The primary work of a church leader, contrary to public opinion, is the pulpit. That is the main thing. Even the vision of Ezekiel, water was running from the alter. So the alter is the life of the church. When you stand to preach, you stand as a man/woman under the authority of God’s word. And you have to be very sure that He spoke, and that it is sound doctrine that you are preaching because people become what you preach. Therefore, Bishop Tshala’s biggest discipline is prayer. You pray and pray until heaven speaks. Another thing, for any one hour of preaching, you have to have a minimum of ten hours of prayer. Younger preachers do not think it is important, it is. Because life of the church is the pulpit. Even if a preacher has a day job, ten hours is the minimum prayer time before preaching. He has been preaching for years, even when he was still working, but he did it. 5am his car is already at church, year after year after year he has never changed because he understands that he is dealing with God’s people. If you arrive just thirty minutes before the service as a leader, you are doing disservice to the church. This is the bride of Christ, it needs to be taken care of very seriously.

Health Disciplines

He has the background of a sports person but as time goes, one loses track. One day they were in a classroom and the professor asked a simple question, “What is the most important tool for a preacher?” People gave obvious answers like the Bible and the like. Everyone got a chance to respond and he said “You are all dumb, it is your body, because even if you are anointed and you know all theology, without your body there is no ministry”. He has never forgotten that the anointing has to be sitting in a healthy body. Therefore he exercises five times a week without fail. Whether he travels or he is at home, he must make sure that minimum five times he does his exercises. Another thing is he eats healthy and observes healthy sleeping hours. He doesn’t sleep long, but he sleeps heavily. When he sleeps, he is gone. He sleeps four or five hours but he really sleeps. For him it’s not really about the quantity, but quality of his sleep.

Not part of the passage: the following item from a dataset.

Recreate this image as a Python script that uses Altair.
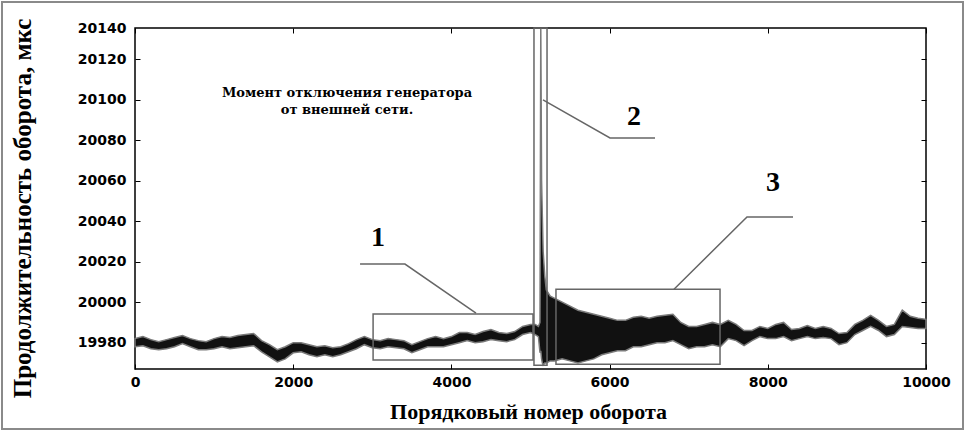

Habits that makes one lead for decades

There could be many things but he gave 3:

  1. Never lead in isolation. You must have people who can call you by name. It is very important. Because if around you it’s the titles and reverence, then you are very vulnerable. Get people around you who do not care if you are Jesus junior but they can just call you by name. Then you know, I have got protection. If you do that, you will last long.
  2. Never be low on your communion with God because the flesh does not really die, you just suppress it as the spiritual life grows. But if you go down on your personal Bible Study and Prayer, it comes back. And when the flesh comes back, you can do things that you never thought you are able to do.
  3. Never go for competition. Many leaders are taken out by competition, because you remove your eyes from Almighty God to people who are not doing much. He has to give it to Pastor Ray, who helped them years ago as they were seating in a leaders meeting and he said “the only thing that that can keep you safe is to know that in this life there will always be people who have more than you have, and less than what you have, be happy”. Bishop Mosa Sono is literally his twin brother. The staff he is pushing, what he has achieved is massive. Bishop Tshala is not anywhere near where Mosa Sono is, but he is ok in his skin. He is his brother and has achieved and he is happy for him. But there are millions of people who look at him and say, but how did he get where he is, but he has made peace. His portion is his portion. He runs his race and he is in his lane. What the Lord allows him to achieve he does, what he doesn’t give to him he doesn’t, and he is happy.

Challenge

Take a week to rethink your Christianity. That is big. He just finished teaching a series called My Christian Humanity. It came from a place of saying, I have been running for too many years, can I pause and think about “Why am I a Christian?” and “What makes me a human?” One should take a week to rethink “Why am I a Christian? What makes me a Christian?” You might discover a lot staff that needs to be re-corrected.